• [Data to process]:
★ ★ ★ ★ ★ ★ ★
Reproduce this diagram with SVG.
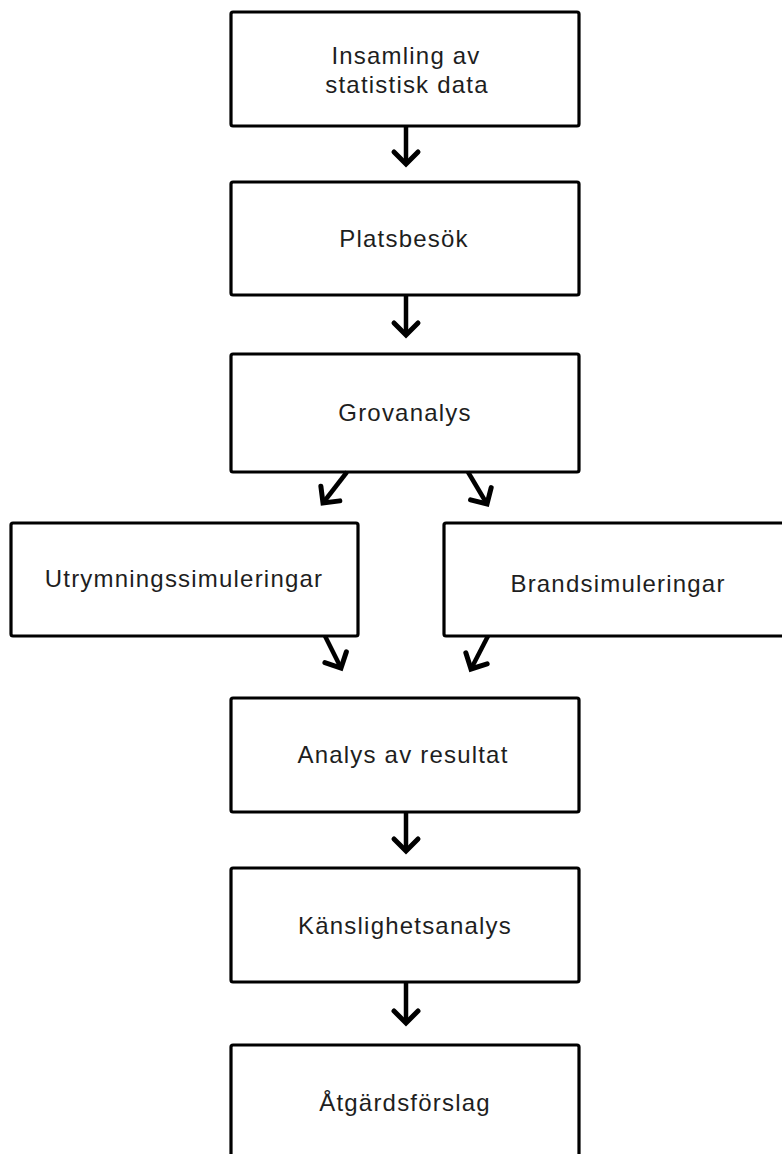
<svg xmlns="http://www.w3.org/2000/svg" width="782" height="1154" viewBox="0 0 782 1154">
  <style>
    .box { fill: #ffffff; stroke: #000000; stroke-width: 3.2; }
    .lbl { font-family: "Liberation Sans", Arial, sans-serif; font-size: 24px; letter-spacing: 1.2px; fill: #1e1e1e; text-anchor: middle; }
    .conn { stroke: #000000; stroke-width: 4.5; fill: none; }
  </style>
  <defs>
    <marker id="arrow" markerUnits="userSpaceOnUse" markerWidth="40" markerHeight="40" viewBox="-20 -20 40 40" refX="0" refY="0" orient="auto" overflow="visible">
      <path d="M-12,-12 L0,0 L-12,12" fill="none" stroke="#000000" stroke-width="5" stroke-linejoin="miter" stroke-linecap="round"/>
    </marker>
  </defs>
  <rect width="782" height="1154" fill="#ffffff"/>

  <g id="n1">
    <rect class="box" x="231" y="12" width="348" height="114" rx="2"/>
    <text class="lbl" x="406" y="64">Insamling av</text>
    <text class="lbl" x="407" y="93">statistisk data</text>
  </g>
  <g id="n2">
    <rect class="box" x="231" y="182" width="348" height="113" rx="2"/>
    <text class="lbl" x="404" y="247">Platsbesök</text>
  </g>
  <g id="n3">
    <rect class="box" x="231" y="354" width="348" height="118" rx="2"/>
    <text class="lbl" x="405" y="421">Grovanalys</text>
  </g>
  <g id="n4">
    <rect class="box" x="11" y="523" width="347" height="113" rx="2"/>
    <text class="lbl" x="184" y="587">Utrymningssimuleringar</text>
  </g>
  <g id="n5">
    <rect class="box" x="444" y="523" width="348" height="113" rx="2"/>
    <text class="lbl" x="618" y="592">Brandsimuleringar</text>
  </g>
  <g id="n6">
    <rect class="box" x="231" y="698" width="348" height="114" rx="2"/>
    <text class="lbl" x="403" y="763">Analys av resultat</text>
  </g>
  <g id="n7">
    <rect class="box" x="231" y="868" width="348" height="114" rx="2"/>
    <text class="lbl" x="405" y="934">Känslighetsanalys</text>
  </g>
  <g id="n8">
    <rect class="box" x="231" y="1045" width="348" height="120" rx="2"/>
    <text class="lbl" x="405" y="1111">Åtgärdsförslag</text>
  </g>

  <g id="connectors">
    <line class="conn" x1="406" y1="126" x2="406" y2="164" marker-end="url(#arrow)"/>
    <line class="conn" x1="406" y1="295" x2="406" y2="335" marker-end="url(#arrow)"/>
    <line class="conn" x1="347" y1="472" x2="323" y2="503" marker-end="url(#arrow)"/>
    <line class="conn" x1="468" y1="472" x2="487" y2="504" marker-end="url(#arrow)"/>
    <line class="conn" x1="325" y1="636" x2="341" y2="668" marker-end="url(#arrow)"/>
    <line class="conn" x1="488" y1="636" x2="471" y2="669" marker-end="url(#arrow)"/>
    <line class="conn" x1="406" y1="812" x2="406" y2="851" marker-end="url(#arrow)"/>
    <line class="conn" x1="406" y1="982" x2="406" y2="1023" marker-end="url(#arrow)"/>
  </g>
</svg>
★ ★ ★ ★ ★ ★ ★
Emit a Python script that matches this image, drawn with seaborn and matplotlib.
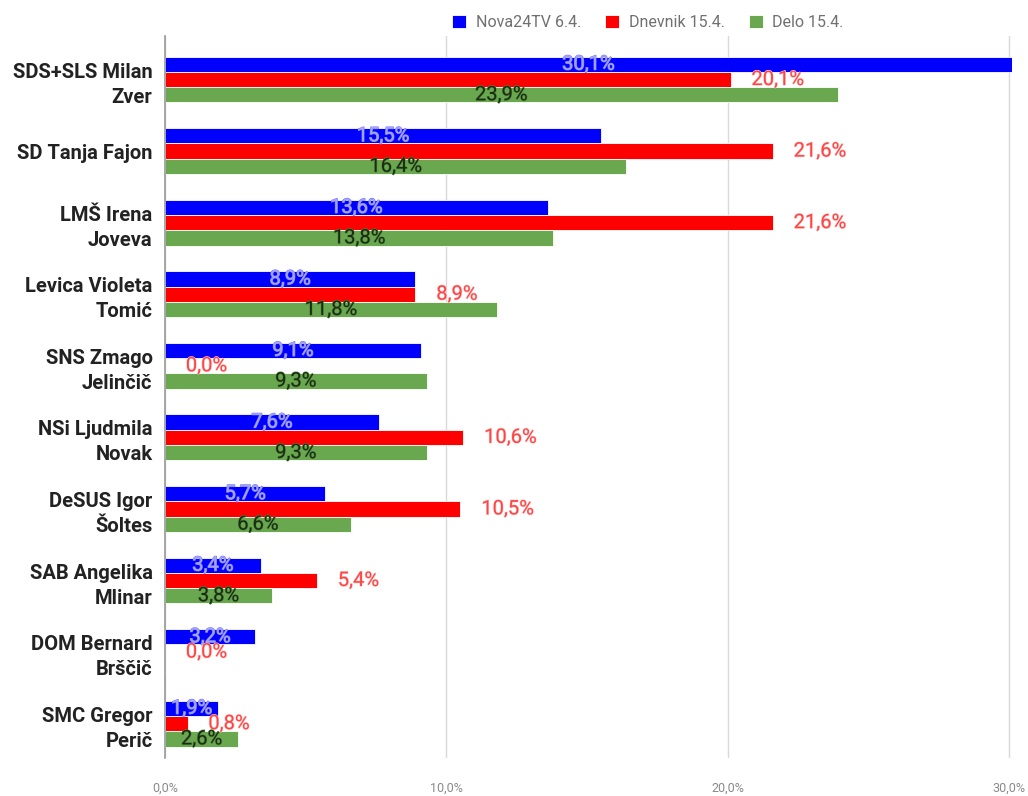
★ ★ ★ ★ ★ ★ ★
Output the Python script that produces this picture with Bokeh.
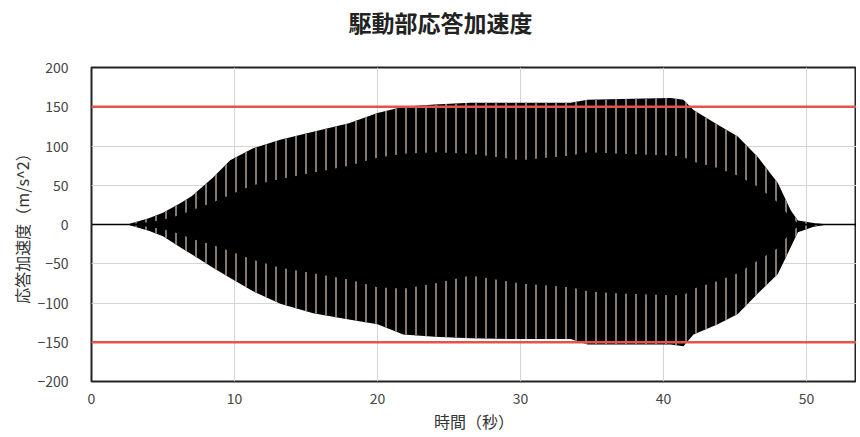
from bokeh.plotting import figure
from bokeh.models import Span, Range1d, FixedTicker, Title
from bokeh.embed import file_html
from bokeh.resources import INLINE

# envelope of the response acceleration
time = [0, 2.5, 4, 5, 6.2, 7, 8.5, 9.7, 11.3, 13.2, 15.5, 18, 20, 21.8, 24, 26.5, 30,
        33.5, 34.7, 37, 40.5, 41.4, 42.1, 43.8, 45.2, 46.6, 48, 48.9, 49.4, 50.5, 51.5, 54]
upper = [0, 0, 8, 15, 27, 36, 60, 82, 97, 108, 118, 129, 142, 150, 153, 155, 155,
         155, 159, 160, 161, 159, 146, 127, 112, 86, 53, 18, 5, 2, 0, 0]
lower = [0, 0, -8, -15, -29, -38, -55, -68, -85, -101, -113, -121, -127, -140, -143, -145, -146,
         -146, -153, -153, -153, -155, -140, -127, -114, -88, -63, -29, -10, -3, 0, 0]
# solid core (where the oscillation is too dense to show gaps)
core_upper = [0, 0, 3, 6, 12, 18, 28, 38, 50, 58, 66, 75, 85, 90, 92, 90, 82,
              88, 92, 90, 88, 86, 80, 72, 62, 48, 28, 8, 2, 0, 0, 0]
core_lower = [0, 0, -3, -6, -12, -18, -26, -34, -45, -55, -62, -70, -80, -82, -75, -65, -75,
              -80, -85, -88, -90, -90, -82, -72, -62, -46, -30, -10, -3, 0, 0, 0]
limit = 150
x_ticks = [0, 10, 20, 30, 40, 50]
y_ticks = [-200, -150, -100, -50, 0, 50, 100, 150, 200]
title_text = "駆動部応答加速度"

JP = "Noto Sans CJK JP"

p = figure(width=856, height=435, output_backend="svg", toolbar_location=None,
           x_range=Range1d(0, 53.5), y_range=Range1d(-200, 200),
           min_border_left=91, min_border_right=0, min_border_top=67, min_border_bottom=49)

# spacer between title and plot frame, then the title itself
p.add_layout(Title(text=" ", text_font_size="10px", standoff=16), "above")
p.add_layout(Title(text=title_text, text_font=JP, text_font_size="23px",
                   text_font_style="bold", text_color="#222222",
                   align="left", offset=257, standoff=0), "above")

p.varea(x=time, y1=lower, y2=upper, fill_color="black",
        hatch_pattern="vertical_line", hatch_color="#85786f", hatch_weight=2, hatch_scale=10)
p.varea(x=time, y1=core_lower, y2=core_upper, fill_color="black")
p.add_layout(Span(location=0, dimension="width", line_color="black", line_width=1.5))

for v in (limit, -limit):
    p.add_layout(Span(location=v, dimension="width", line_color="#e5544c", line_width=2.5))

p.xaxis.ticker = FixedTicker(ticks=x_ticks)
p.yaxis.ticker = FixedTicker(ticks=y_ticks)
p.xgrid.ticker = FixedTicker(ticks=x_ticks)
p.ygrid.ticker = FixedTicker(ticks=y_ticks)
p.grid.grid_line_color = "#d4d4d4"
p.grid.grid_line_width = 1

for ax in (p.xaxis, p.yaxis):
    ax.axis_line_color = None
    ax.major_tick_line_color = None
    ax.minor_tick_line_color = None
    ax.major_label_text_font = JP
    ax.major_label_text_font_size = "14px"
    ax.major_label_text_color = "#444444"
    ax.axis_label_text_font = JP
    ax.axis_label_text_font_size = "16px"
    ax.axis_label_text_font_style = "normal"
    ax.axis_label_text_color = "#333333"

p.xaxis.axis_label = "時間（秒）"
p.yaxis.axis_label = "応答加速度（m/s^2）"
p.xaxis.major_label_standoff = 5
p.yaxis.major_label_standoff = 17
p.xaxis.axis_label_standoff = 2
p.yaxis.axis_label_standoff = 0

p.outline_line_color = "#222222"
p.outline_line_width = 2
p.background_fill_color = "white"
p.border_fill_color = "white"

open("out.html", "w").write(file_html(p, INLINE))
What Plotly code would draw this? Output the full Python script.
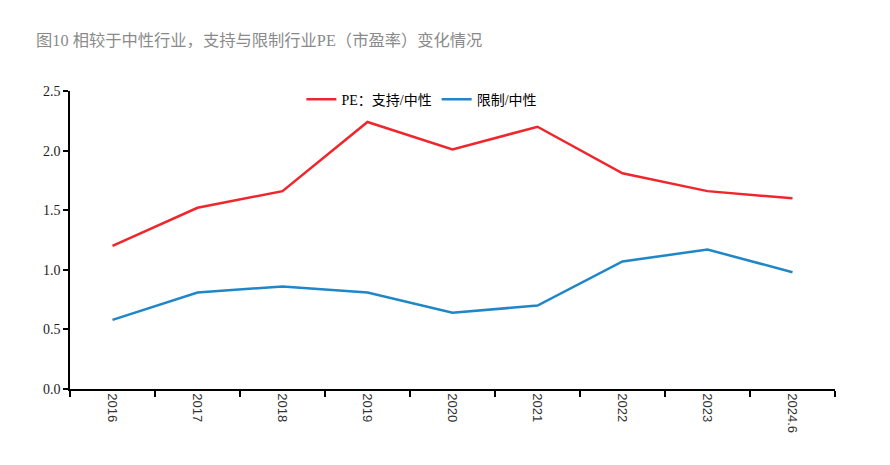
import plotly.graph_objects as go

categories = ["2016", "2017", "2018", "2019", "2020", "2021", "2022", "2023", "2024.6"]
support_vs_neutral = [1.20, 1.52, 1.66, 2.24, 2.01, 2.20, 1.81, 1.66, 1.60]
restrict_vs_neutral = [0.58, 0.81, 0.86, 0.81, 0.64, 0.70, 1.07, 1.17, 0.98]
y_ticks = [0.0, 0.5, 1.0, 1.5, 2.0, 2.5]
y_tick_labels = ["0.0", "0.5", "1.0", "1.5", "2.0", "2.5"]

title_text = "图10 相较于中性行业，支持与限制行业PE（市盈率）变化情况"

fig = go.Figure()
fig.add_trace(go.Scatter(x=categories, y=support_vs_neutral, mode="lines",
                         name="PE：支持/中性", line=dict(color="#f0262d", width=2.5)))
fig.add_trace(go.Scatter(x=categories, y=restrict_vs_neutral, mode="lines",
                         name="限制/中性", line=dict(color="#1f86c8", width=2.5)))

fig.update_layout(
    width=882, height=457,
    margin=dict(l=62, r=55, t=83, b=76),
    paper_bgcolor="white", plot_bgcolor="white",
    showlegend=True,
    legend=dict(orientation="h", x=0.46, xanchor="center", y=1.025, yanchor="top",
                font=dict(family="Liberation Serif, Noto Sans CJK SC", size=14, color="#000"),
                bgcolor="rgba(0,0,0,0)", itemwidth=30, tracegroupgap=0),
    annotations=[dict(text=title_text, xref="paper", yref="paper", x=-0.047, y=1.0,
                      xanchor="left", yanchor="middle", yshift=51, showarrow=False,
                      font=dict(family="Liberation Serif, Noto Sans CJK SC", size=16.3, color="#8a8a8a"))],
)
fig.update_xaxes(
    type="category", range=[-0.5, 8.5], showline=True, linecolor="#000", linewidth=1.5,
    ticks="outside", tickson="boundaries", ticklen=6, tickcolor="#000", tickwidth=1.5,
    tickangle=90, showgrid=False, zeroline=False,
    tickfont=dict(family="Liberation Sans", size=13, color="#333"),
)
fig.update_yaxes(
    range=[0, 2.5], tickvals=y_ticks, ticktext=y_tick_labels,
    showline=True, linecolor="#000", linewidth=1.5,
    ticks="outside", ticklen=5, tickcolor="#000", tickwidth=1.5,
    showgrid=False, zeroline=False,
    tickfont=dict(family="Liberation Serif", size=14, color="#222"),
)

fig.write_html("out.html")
★ ★ ★ ★ ★ ★ ★
• [Stated task]: Your task is to reproduce only the lines from the one with "Output the Python" through the one with "min_border_right=0, min_border_top=67, min_border_bottom=49)", keeping both ends. Skip every picture.

• [Exercise output]:
Output the Python script that produces this picture with Bokeh.
from bokeh.plotting import figure
from bokeh.models import Span, Range1d, FixedTicker, Title
from bokeh.embed import file_html
from bokeh.resources import INLINE

# envelope of the response acceleration
time = [0, 2.5, 4, 5, 6.2, 7, 8.5, 9.7, 11.3, 13.2, 15.5, 18, 20, 21.8, 24, 26.5, 30,
        33.5, 34.7, 37, 40.5, 41.4, 42.1, 43.8, 45.2, 46.6, 48, 48.9, 49.4, 50.5, 51.5, 54]
upper = [0, 0, 8, 15, 27, 36, 60, 82, 97, 108, 118, 129, 142, 150, 153, 155, 155,
         155, 159, 160, 161, 159, 146, 127, 112, 86, 53, 18, 5, 2, 0, 0]
lower = [0, 0, -8, -15, -29, -38, -55, -68, -85, -101, -113, -121, -127, -140, -143, -145, -146,
         -146, -153, -153, -153, -155, -140, -127, -114, -88, -63, -29, -10, -3, 0, 0]
# solid core (where the oscillation is too dense to show gaps)
core_upper = [0, 0, 3, 6, 12, 18, 28, 38, 50, 58, 66, 75, 85, 90, 92, 90, 82,
              88, 92, 90, 88, 86, 80, 72, 62, 48, 28, 8, 2, 0, 0, 0]
core_lower = [0, 0, -3, -6, -12, -18, -26, -34, -45, -55, -62, -70, -80, -82, -75, -65, -75,
              -80, -85, -88, -90, -90, -82, -72, -62, -46, -30, -10, -3, 0, 0, 0]
limit = 150
x_ticks = [0, 10, 20, 30, 40, 50]
y_ticks = [-200, -150, -100, -50, 0, 50, 100, 150, 200]
title_text = "駆動部応答加速度"

JP = "Noto Sans CJK JP"

p = figure(width=856, height=435, output_backend="svg", toolbar_location=None,
           x_range=Range1d(0, 53.5), y_range=Range1d(-200, 200),
           min_border_left=91, min_border_right=0, min_border_top=67, min_border_bottom=49)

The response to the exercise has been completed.